MacKenzie, who lived the last 22 years of his life in Frimley Green, Surrey, was born in Scotland, where his father was head gardener at Ballimore, near Loch Fyne in Argyllshire, an estate belonging to Col John McRae Gilstrap. In his day, he used to explain, "boys either went into farming or gardening", and before he had finished school, he went to live with his grandfather who was a dairy farmer. "There was little other choice," he told Valerie Finnis, who recorded a conversation with him earlier this year. "But I had three cows to milk at five in the morning before school and another three to do each evening when I came home."
That was enough to put him off farming for life. Instead, he moved back to Ballimore where he was taken on as vegetable boy, responsible for delivering supplies from the vast kitchen garden to the Ballimore cook. He evidently found favour there, for the family suggested he abandon gardening to train instead as their butler.
But gardening had him firmly in its grasp, and when he was 24, he became a student at the Edinburgh Botanic Garden. The Twenties and Thirties were heady times to be gardening there, for George Forrest was bringing back seed of new rhododendrons and primulas from his journeys in Yunnan, in China; Frank Kingdon Ward was sending seed of meconopsis, gentians and lilies from his plant-hunting trips in China, Burma and Tibet. It was MacKenzie's job, as deputy foreman in the propagation department, to raise all these new plants from the plant hunters' seed. Nomocharis from China, omphalogramma from Sikkim and Upper Burma, and many other plants (including the first plants ever seen at the botanic garden of the famous blue Himalayan poppy, Meconopsis betonicifolia) were coaxed into flower by MacKenzie's patient care. Like all the best gardeners, he was an acutely observant man.
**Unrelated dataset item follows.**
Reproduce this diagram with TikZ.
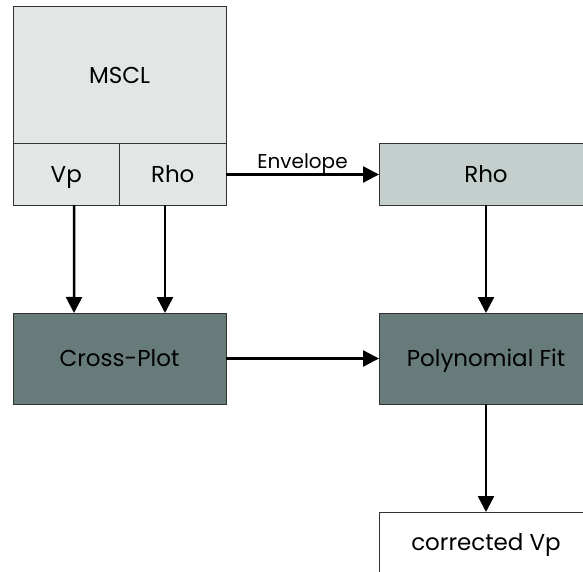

While at the botanic garden MacKenzie developed a great love of alpine plants, particularly gentians, and bred the beautiful autumn gentian "Inverleith", which is an intense Cambridge blue, striped on the outside with darker blue. In 1933, he co-founded the Scottish Rock Garden Club which flourishes still. Last year the club presented with him with a silver salver to mark the occasion of his becoming their honorary life president.
After nearly 20 years at Edinburgh, MacKenzie accepted the prestigious post of curator at the Chelsea Physic Garden, at that stage rather a mysterious place, not open to the general public, but shut away behind high walls in the Royal Hospital Road, by the River Thames. He stayed there until he was nearly 70, his retirement coinciding with the tercentenary of the garden in 1973.
Just after the Second World War, when MacKenzie first came to London, the chairman of the committee who ran the garden for the Society of Apothecaries was the great plantsman E.A. Bowles, who gardened at Middleton House, in Enfield. "Bowles was a very wise judge of character," says the distinguished botanist and taxonomist William Stearn, who remembers MacKenzie's arrival at the Physic Garden. "MacKenzie was a first-class curator, very well trained. His sheer competence in all departments of gardening is what I remember best about him. And he was such an agreeable, genial person."
When MacKenzie came to the Physic Garden, it was suffering very much from the neglect of the war years. MacKenzie described how he used to "roll up the chickweed, like rolling up a carpet". But despite this, he found time to serve on various committees for the Royal Horticultural Society and it was they who in 1961 awarded him the Victoria Medal of Honour, the highest accolade available to gardeners. You would have to dig hard to get him to tell you that, for as well as being a great plantsman, Bill MacKenzie was imbued with the rarest of all qualities, modesty.
Anna Pavord
William Gregor MacKenzie, plantsman, gardener: born Ballimore, Loch Fyne, Argyllshire 14 June 1904; married; died Frimley Green, Surrey 16 October 1995.